Dans une ville où des dizaines de milliers de demandes de logements sociaux restent en attente, chaque appartement détourné de son usage soulève une vive controverse.
Un récent jugement parisien illustre la fermeté des juges face aux locataires qui transforment ces biens en résidences secondaires ou en sources de profit. L’affaire concerne une locataire parisienne de la Régie immobilière de la Ville de Paris (RIVP), qui, après sa retraite en 2022, avait reconnu être « moins présente » dans son deux-pièces. Préférant de longs séjours auprès de sa sœur âgée, elle n’occupait son appartement qu’« en coup de vent ». Mais la loi est explicite : un logement social doit être habité au moins huit mois par an pour conserver son statut de résidence principale. Selon la RIVP, le bien n’était plus réellement occupé depuis 2020.
Une enquête minutieuse pour prouver le manquement
Pour étayer sa demande de résiliation, la régie a mandaté un commissaire de justice, qui a dressé un procès-verbal en mars 2024. Parmi les éléments relevés : un réfrigérateur débranché, une cuvette de toilettes vide d’eau et le témoignage d’un voisin affirmant n’avoir pas vu la locataire « depuis deux ans ».
Ces indices concordants ont convaincu le tribunal que l’appartement ne servait plus de résidence principale. La défense a tenté de faire valoir une manœuvre destinée à récupérer le bien en vue de travaux, exigeant un relogement équivalent et une astreinte financière de 500 euros par jour de retard.
Une décision exemplaire et un délai réduit
Le tribunal judiciaire de Paris a tranché fermement : le bail a été résilié et l’expulsion ordonnée dans un délai exceptionnellement court de quinze jours – bien inférieur aux deux mois habituels. Dans sa décision, le juge a rappelé un principe fondamental : « Un logement social ne peut servir de résidence secondaire, compte tenu de la nécessité d’assurer un logement principal à ceux qui en ont besoin. » Cette rapidité vise à permettre une réattribution sans délai à une famille répondant aux critères sociaux.
Des précédents qui confirment la vigilance de la justice
Cette affaire s’ajoute à d’autres dossiers similaires. Paris a déjà sanctionné des locataires transformant des logements sociaux en locations Airbnb, comme ce bien de Paris Habitat proposé à 255 € la nuit dans le 16ᵉ arrondissement.
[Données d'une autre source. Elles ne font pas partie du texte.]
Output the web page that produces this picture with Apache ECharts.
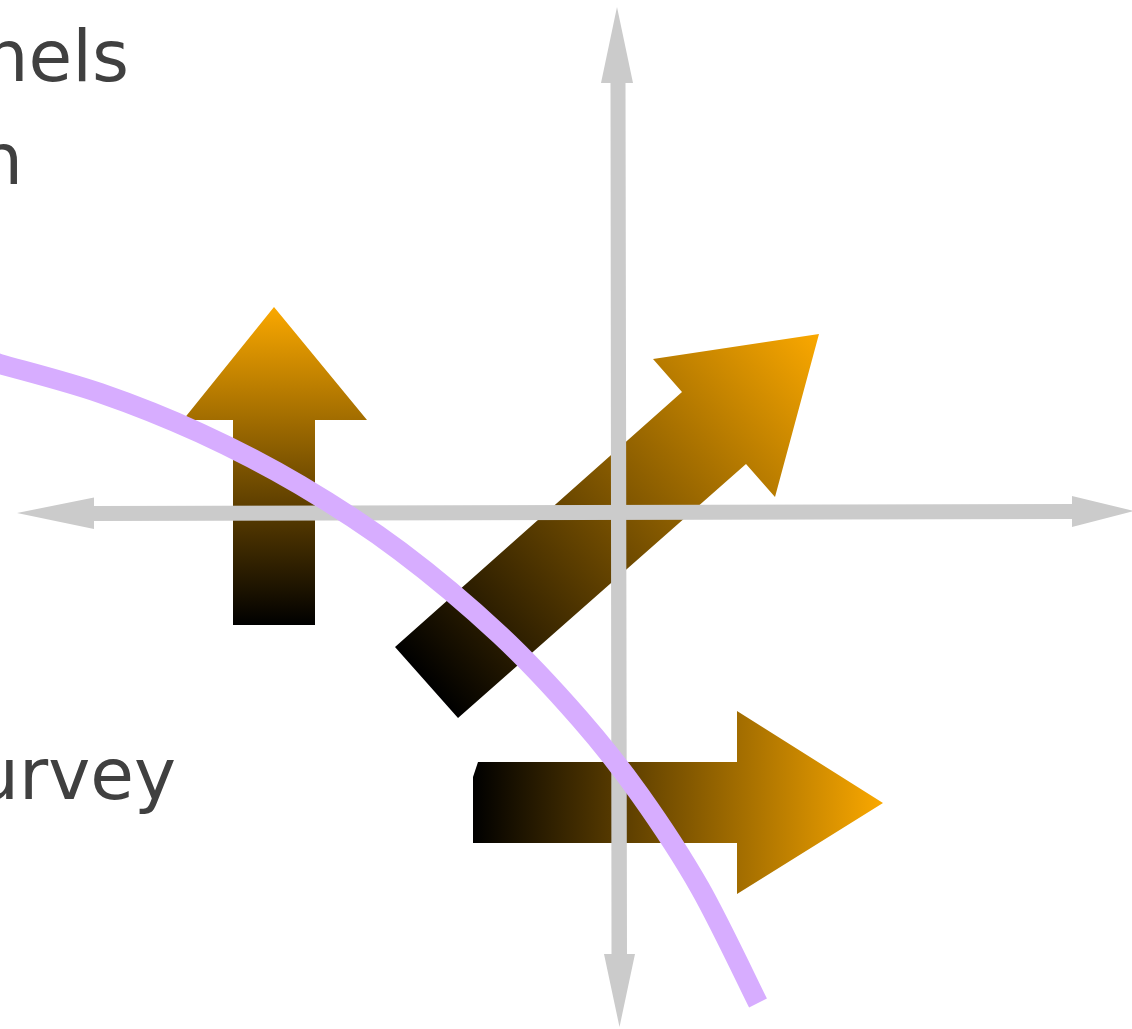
<!DOCTYPE html>
<html>
<head>
<meta charset="utf-8">
<script src="https://cdn.jsdelivr.net/npm/echarts@6/dist/echarts.min.js"></script>
<style>
html,body{margin:0;padding:0;background:#fff;}
#chart{width:1132px;height:1029px;}
</style>
</head>
<body>
<div id="chart"></div>
<script>
// Text lines (right-aligned, clipped at the left edge in the reference)
const textLines = ['nels', 'n', 'urvey'];

// Shapes in diagram units (x to the right, y downward)
const upArrow = [[274,307],[367,420],[315,420],[315,625],[233,625],[233,420],[183,420]];
const diagArrow = [[395,647],[682,392],[653,359],[819,334],[775,497],[746,464],[458,718]];
const rightArrow = [[478,762],[737,762],[737,711],[883,803],[737,894],[737,843],[473,843],[473,777]];
const hAxisArrow = [[17,513],[94,497.5],[94,506],[1072,504],[1072,496],[1134,511],[1072,527],[1072,519],[94,521],[94,529]];
const vAxisArrow = [[617,7],[633,83],[625.5,83],[627,954],[635,954],[619.5,1027],[604,954],[611.5,954],[610.5,83],[601,83]];

// Lilac curve
const curveX = [-20, 0, 100, 200, 300, 400, 500, 580, 640, 700, 758];
const curveY = [358, 364, 393, 433, 485, 551, 635, 719, 795, 888, 1003];

const chart = echarts.init(document.getElementById('chart'), null, {renderer: 'canvas'});

function polySeries(name, pts, fill, z, grad) {
  return {
    type: 'custom', name: name, z: z, silent: true, clip: false,
    coordinateSystem: 'cartesian2d',
    data: pts, encode: {x: 0, y: 1},
    renderItem: function (params, api) {
      if (params.dataIndex !== 0) return;
      const p = pts.map(function (d) { return api.coord(d); });
      let f = fill;
      if (grad) {
        const a = api.coord(grad[0]), b = api.coord(grad[1]);
        f = new echarts.graphic.LinearGradient(a[0], a[1], b[0], b[1], [
          {offset: 0, color: '#000000'},
          {offset: 1, color: '#FAA800'}
        ], true);
      }
      return {type: 'polygon', shape: {points: p}, style: {fill: f}};
    }
  };
}

// Catmull-Rom through the given pixel points -> cubic bezier path
function smoothPath(p) {
  let d = 'M' + p[0][0] + ' ' + p[0][1];
  for (let i = 0; i < p.length - 1; i++) {
    const p0 = p[i - 1] || p[i], p1 = p[i], p2 = p[i + 1], p3 = p[i + 2] || p[i + 1];
    const c1 = [p1[0] + (p2[0] - p0[0]) / 6, p1[1] + (p2[1] - p0[1]) / 6];
    const c2 = [p2[0] - (p3[0] - p1[0]) / 6, p2[1] - (p3[1] - p1[1]) / 6];
    d += ' C' + c1[0] + ' ' + c1[1] + ' ' + c2[0] + ' ' + c2[1] + ' ' + p2[0] + ' ' + p2[1];
  }
  return d;
}

const curveData = curveX.map(function (x, i) { return [x, curveY[i]]; });

const textPos = [[129, 98], [23, 201], [176, 816]];

const option = {
  backgroundColor: '#ffffff',
  animation: false,
  grid: {left: 0, right: 0, top: 0, bottom: 0, containLabel: false},
  xAxis: {type: 'value', min: 0, max: 1132, show: false},
  yAxis: {type: 'value', min: 0, max: 1029, inverse: true, show: false},
  series: [
    polySeries('up', upArrow, null, 2, [[274,625],[274,307]]),
    polySeries('diag', diagArrow, null, 2, [[426,682],[819,334]]),
    polySeries('right', rightArrow, null, 2, [[473,803],[883,803]]),
    polySeries('hAxis', hAxisArrow, '#CBCBCB', 3),
    polySeries('vAxis', vAxisArrow, '#CBCBCB', 3),
    {
      type: 'custom', name: 'curve', z: 4, silent: true, clip: false,
      coordinateSystem: 'cartesian2d',
      data: curveData, encode: {x: 0, y: 1},
      renderItem: function (params, api) {
        if (params.dataIndex !== 0) return;
        const p = curveData.map(function (d) { return api.coord(d); });
        return {
          type: 'path',
          shape: {pathData: smoothPath(p)},
          style: {fill: null, stroke: '#D7ADFF', lineWidth: 20, lineCap: 'butt', lineJoin: 'round'}
        };
      }
    }
  ],
  graphic: textLines.map(function (t, i) {
    return {
      type: 'text', z: 10, x: textPos[i][0], y: textPos[i][1],
      style: {
        text: t, fill: '#404040', fontSize: 71,
        fontFamily: 'DejaVu Sans', align: 'right', verticalAlign: 'bottom'
      }
    };
  })
};
chart.setOption(option);
</script>
</body>
</html>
La locataire, affirmant ignorer l’illégalité de la pratique, a non seulement perdu son bail mais a aussi été contrainte de reverser les bénéfices perçus. Dans un autre cas, un locataire a subi la même sanction pour exploitation commerciale illégale.
Un message clair : préserver l’accès équitable aux HLM
Ces décisions envoient un signal fort aux locataires et aux bailleurs : les logements sociaux doivent rester réservés aux foyers qui en ont réellement besoin. Dans un contexte de tension extrême sur le parc immobilier parisien, la justice entend décourager toute tentative de détournement, qu’il s’agisse d’un pied-à-terre ou d’une activité lucrative. Une fermeté qui vise à garantir que chaque appartement vacant soit réattribué rapidement à ceux qui attendent un toit.